Tragedi Muara Kate di Paser Belum Usai, Natalius Pigai Justru Soroti Minimnya Peran Media

M Jaini Rasyid — Kaltim Today 17 Desember 2024 14:01
Tragedi Muara Kate di Paser Belum Usai, Natalius Pigai Justru Soroti Minimnya Peran Media
Menteri Hak Asasi Manusia, Natalius Pigai. (Jen/Kaltimtoday.co)

SAMARINDA, Kaltimtoday.co - Konflik lahan tambang yang melibatkan masyarakat adat di Muara Kate, Paser, Kaltim masih berlarut dan menjadi sorotan tajam terkait isu hak asasi manusia (HAM). Kasus yang terjadi pada 15 November 2024 ini dinilai belum mendapat perhatian maksimal dari berbagai pihak, termasuk pemerintah, bahkan media.

Menteri Hak Asasi Manusia, Natalius Pigai, menegaskan bahwa minimnya pemberitaan media membuat informasi mengenai konflik tersebut tidak sampai ke pihaknya.

“Saya belum tahu juga kasusnya. Kalau saya belum tahu, berarti media yang kurang mengangkat kasus ini. Gimana kita bisa tahu?” ujar Natalius Pigai saat ditemui usai menghadiri Rakernas JMSI di Hotel Aston, Samarinda, Senin (16/12/2024).

Natalius menambahkan, kewenangan penyelidikan dan penanganan konflik semacam ini tidak berada di bawah Kementerian HAM. Pihaknya lebih berfokus pada fungsi eksekutif, seperti penyusunan regulasi, pengembangan peraturan, serta pembangunan HAM di bidang pendidikan, kesehatan, dan sektor lain.

Meski demikian, ia menekankan pentingnya menjunjung tinggi prinsip HAM dalam praktik bisnis, terutama di sektor tambang dan perkebunan yang kerap memicu konflik agraria.

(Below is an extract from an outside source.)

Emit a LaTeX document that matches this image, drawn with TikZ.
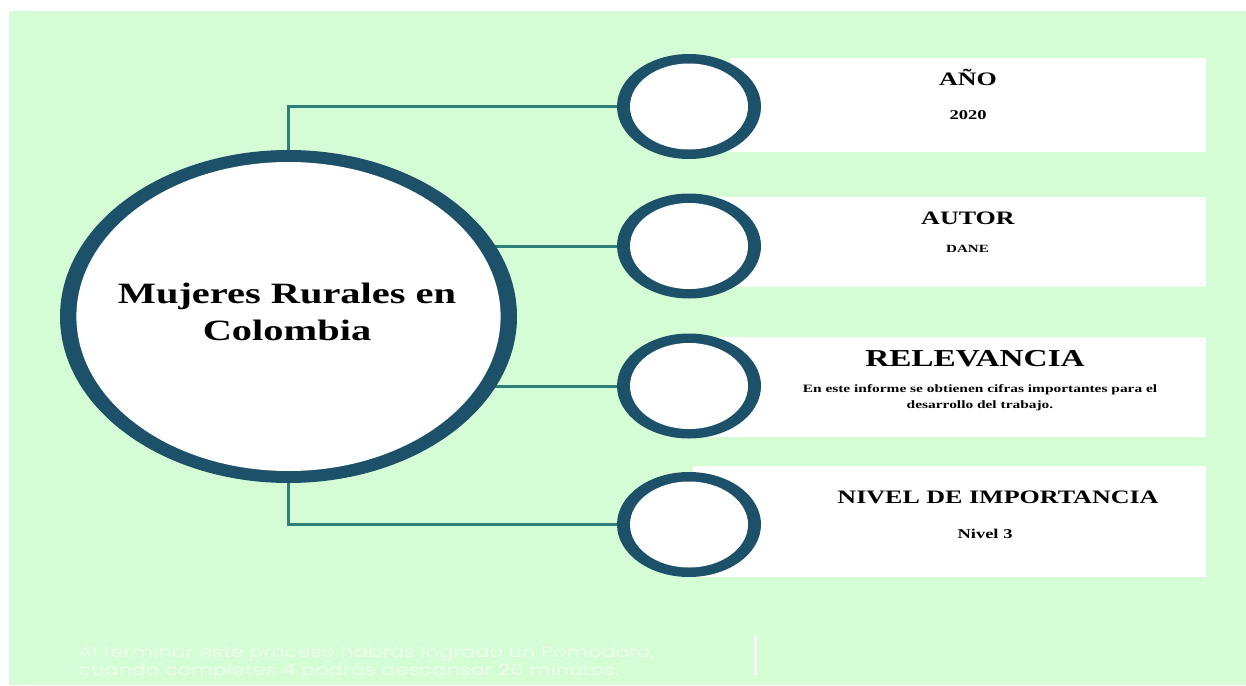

Perusahaan diingatkan untuk memperhatikan hak-hak masyarakat lokal, budaya, dan kelestarian lingkungan.

“Ada lima aspek HAM yang harus diperhatikan. Partisipasi masyarakat dalam proses perizinan itu penting, terutama melibatkan komunitas lokal dan masyarakat adat,” ujar Natalius.

Tragedi Muara Kate menambah panjang daftar konflik agraria di Kalimantan Timur, yang sering kali melibatkan perusahaan besar dengan kepentingan bisnis tambang. Benturan antara kepentingan ekonomi dan hak-hak masyarakat adat berpotensi menimbulkan kekerasan dan pelanggaran HAM yang lebih serius jika tidak segera ditindaklanjuti.

Sebagai langkah konkret, Natalius menyarankan agar kasus tersebut segera dilaporkan ke Komisi Nasional Hak Asasi Manusia (Komnas HAM). Menurutnya, Komnas HAM memiliki kapasitas untuk melakukan penyelidikan dan menjadi lembaga yang ideal dalam menyelesaikan konflik serupa.

“Laporkan ke Komnas HAM. Saya yakin Komnas HAM akan menjadi jendela terbaik untuk menyelesaikan kasus seperti ini,” tegasnya.

Natalius berharap seluruh pihak, termasuk media, dapat berperan aktif dalam mengawal kasus ini agar penyelesaian yang berkeadilan bisa segera terwujud.